- Pitcher
- Born: November 3, 1926 Lamar County, Georgia, U.S.
- Died: September 22, 1983 (aged 56) Atlanta, Georgia, U.S.
- Batted: UnknownThrew: Right

Negro league baseball debut
- 1947, for the New York Black Yankees

Last appearance
- 1948, for the New York Black Yankees

Teams
- New York Black Yankees (1947–1948);

= John Fallings =

Professional baseball player

John Frank "Junior" Fallings (November 3, 1926 – September 22, 1983) was an American professional baseball pitcher who played for the New York Black Yankees of the Negro National League in 1947 and 1948.

==Career==
A native of Lamar County, Georgia, Fallings began his baseball career with the Atlantic Black Crackers at age 16 in the early 1940s.

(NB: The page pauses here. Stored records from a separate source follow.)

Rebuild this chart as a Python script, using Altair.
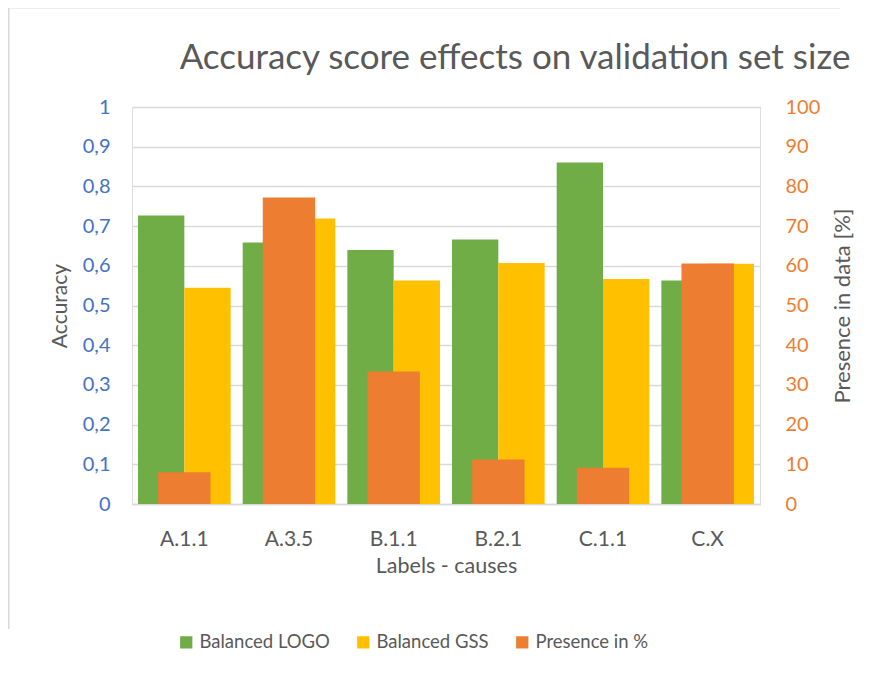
import altair as alt
import pandas as pd

categories = ["A.1.1", "A.3.5", "B.1.1", "B.2.1", "C.1.1", "C.X"]
balanced_logo = [0.727, 0.659, 0.640, 0.666, 0.860, 0.563]
balanced_gss = [0.545, 0.719, 0.563, 0.607, 0.567, 0.605]
presence_pct = [8.0, 77.2, 33.4, 11.2, 9.1, 60.6]

series_names = ["Balanced LOGO", "Balanced GSS", "Presence in %"]
series_colors = ["#70AD47", "#FFC000", "#ED7D31"]

acc_rows = []
for c, a, b in zip(categories, balanced_logo, balanced_gss):
    acc_rows.append({"cat": c, "series": "Balanced LOGO", "value": a})
    acc_rows.append({"cat": c, "series": "Balanced GSS", "value": b})
acc_df = pd.DataFrame(acc_rows)
pres_df = pd.DataFrame({"cat": categories, "series": "Presence in %", "value": presence_pct})

FONT = "Lato"
GREY = "#595959"
W, H = 628, 397
PAD = {"left": 124, "top": 99, "right": 108, "bottom": 160}

color = alt.Color(
    "series:N",
    scale=alt.Scale(domain=series_names, range=series_colors),
    sort=series_names,
    legend=alt.Legend(
        title=None, orient="none", direction="horizontal",
        legendX=45, legendY=526, symbolType="square", symbolSize=150,
        symbolStrokeWidth=0, labelFontSize=18.5, labelFont=FONT, labelColor=GREY,
        columnPadding=24, labelOffset=4,
    ),
)

xenc = alt.X(
    "cat:N", sort=categories,
    scale=alt.Scale(paddingInner=0.115, paddingOuter=0.0575),
    axis=alt.Axis(
        title="Labels - causes", labelAngle=0, labelFontSize=21, labelFont=FONT,
        labelColor=GREY, titleFontSize=21.5, titleFont=FONT, titleColor=GREY,
        titleFontWeight="normal", labelPadding=24, titlePadding=6, ticks=False,
        domainColor="#D9D9D9", domainWidth=1.5,
    ),
)

frame_df = pd.DataFrame({"k": [0]})
border_left = alt.Chart(frame_df).mark_rule(color="#D9D9D9", strokeWidth=1.5).encode(
    x=alt.value(-123.2), y=alt.value(-99.2), y2=alt.value(H + 125)
)
border_top = alt.Chart(frame_df).mark_rule(color="#D9D9D9", strokeWidth=1.5).encode(
    x=alt.value(-123.2), x2=alt.value(W + 80), y=alt.value(-99.2)
)

acc = alt.Chart(acc_df).mark_bar().encode(
    x=xenc,
    xOffset=alt.XOffset("series:N", sort=series_names[:2],
                        scale=alt.Scale(paddingInner=0, paddingOuter=0)),
    y=alt.Y(
        "value:Q", scale=alt.Scale(domain=[0, 1], nice=False),
        axis=alt.Axis(
            title="Accuracy", values=[i / 10 for i in range(11)],
            labelExpr="replace(format(datum.value, '.1~f'), '.', ',')",
            labelFontSize=20, labelFont=FONT, labelColor="#4472C4",
            titleFontSize=21, titleFont=FONT, titleColor=GREY, titleFontWeight="normal",
            labelPadding=22, titlePadding=12, ticks=False, domain=False,
            gridColor="#D9D9D9", gridWidth=1.5,
        ),
    ),
    color=color,
)

pres = alt.Chart(pres_df).mark_bar(size=52.4).encode(
    x=xenc,
    y=alt.Y(
        "value:Q", scale=alt.Scale(domain=[0, 100], nice=False),
        axis=alt.Axis(
            title="Presence in data [%]", orient="right", values=list(range(0, 101, 10)),
            labelFontSize=20, labelFont=FONT, labelColor="#ED7D31",
            titleFontSize=22, titleFont=FONT, titleColor=GREY, titleFontWeight="normal",
            titleAngle=270, titleBaseline="top",
            labelPadding=25, titlePadding=13, ticks=False, domain=False, grid=False,
        ),
    ),
    color=color,
)

chart = alt.layer(border_left, border_top, acc, pres).resolve_scale(y="independent").properties(
    width=W, height=H,
    autosize=alt.AutoSizeParams(type="none"),
    padding=PAD,
    title=alt.TitleParams(
        "Accuracy score effects on validation set size",
        fontSize=35, font=FONT, color=GREY, fontWeight="normal",
        anchor="middle", dx=69, dy=69, offset=0,
    ),
).configure_view(stroke=None).configure(background="white")

chart.save("out.html", embed_options={"renderer": "svg", "actions": False})
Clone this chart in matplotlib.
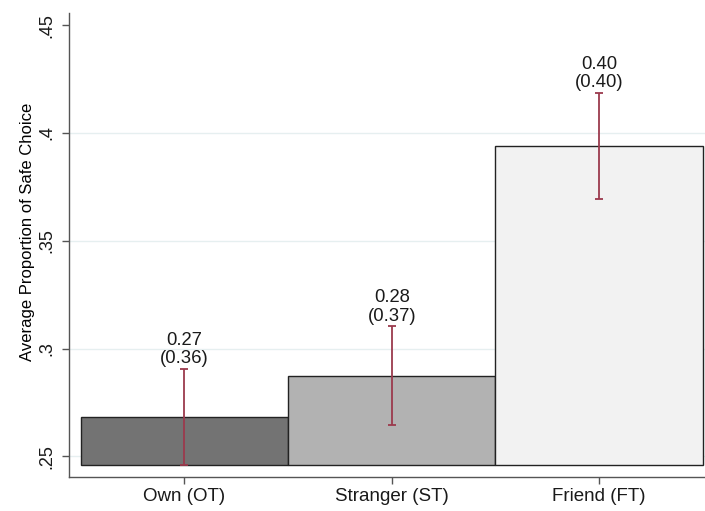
import matplotlib
matplotlib.use("Agg")
import matplotlib.pyplot as plt

categories = ["Own (OT)", "Stranger (ST)", "Friend (FT)"]
means = [0.2683, 0.2874, 0.3938]
ci_low = [0.2460, 0.2645, 0.3692]
ci_high = [0.2906, 0.3103, 0.4186]
label_top = ["0.27", "0.28", "0.40"]
label_bottom = ["(0.36)", "(0.37)", "(0.40)"]
yticks = [0.25, 0.30, 0.35, 0.40, 0.45]
ytick_labels = [".25", ".3", ".35", ".4", ".45"]
base = 0.2461

bar_colors = ["#737373", "#b2b2b2", "#f2f2f2"]
err_color = "#9b3a4d"

plt.rcParams['font.family'] = ['Liberation Sans', 'DejaVu Sans']

fig = plt.figure(figsize=(7.05, 5.11), dpi=100)
ax = fig.add_axes([69/705, 1 - 476.7/511, 1 - 69/705, (476.7 - 13)/511])

x = list(range(len(categories)))
heights = [m - base for m in means]
ax.bar(x, heights, bottom=base, width=1.0, color=bar_colors,
       edgecolor="#222222", linewidth=1.0, zorder=2)

for i in x:
    ax.errorbar(i, means[i], yerr=[[means[i] - ci_low[i]], [ci_high[i] - means[i]]],
                fmt="none", ecolor=err_color, elinewidth=1.3, capsize=3.2,
                capthick=1.3, zorder=3)
    ax.text(i, ci_high[i] + 0.0008, label_top[i] + "\n" + label_bottom[i],
            ha="center", va="bottom", fontsize=13.3, linespacing=1.1,
            color="#1a1a1a", zorder=4)

ax.set_xlim(-0.556, 2.51)
ax.set_ylim(0.2406, 0.4556)
ax.set_xticks(x)
ax.set_xticklabels(categories, fontsize=13.5)
ax.set_yticks(yticks)
ax.set_yticklabels(ytick_labels, fontsize=13, rotation=90, va="center")
ax.set_ylabel("Average Proportion of Safe Choice", fontsize=12)
ax.yaxis.set_label_coords(-0.054, 0.528)

ax.grid(axis="y", color="#e6eff0", linewidth=1.0, zorder=0)
ax.yaxis.get_gridlines()[-1].set_visible(False)
ax.set_axisbelow(True)
for s in ["top", "right"]:
    ax.spines[s].set_visible(False)
for s in ["left", "bottom"]:
    ax.spines[s].set_color("#555555")
    ax.spines[s].set_linewidth(1.0)
ax.tick_params(axis="both", direction="out", length=5, width=1.0, color="#555555",
               labelcolor="#1a1a1a")
ax.tick_params(axis="x", pad=3)
ax.tick_params(axis="y", pad=5)

fig.savefig("out.png", dpi=100)
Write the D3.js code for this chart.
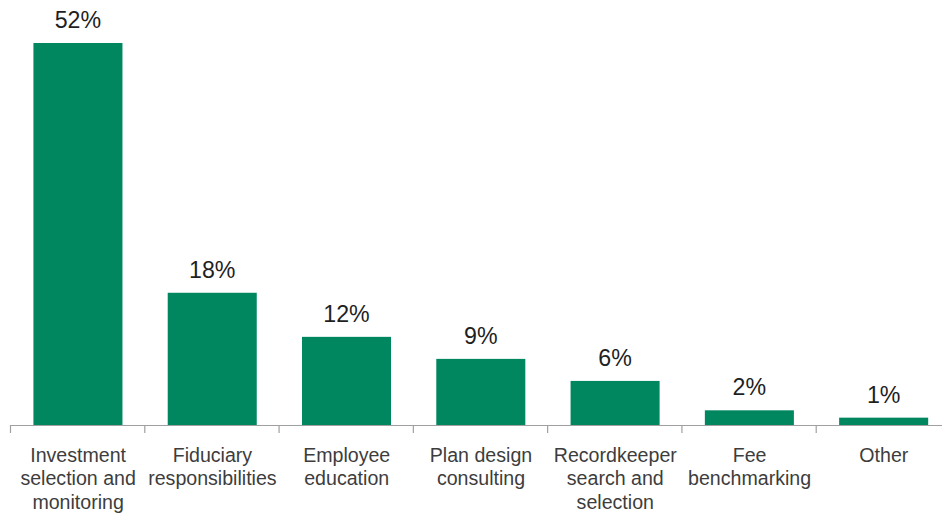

During World War II, he served in the United States Army and was discharged on March 6, 1946.

By 1947, he had joined the New York Black Yankees. He appeared in one documented Negro National League game, pitching 2.0 innings in relief on May 16, 1947 in a game against the Baltimore Elite Giants. In June 1947, the Rochester Democrat and Chronicle speculated that Fallings could be the first Black pitcher to enter the major leagues, one month before Dan Bankhead would accomplish the feat with the Brooklyn Dodgers. He later appeared in a game against the Negro American League's Chicago American Giants on August 7. Fallings was one of eight players to return to the team for the 1948 season.

Though primarily a pitcher, he also played left field. Fallings died in Atlanta, Georgia in 1983 at age 56.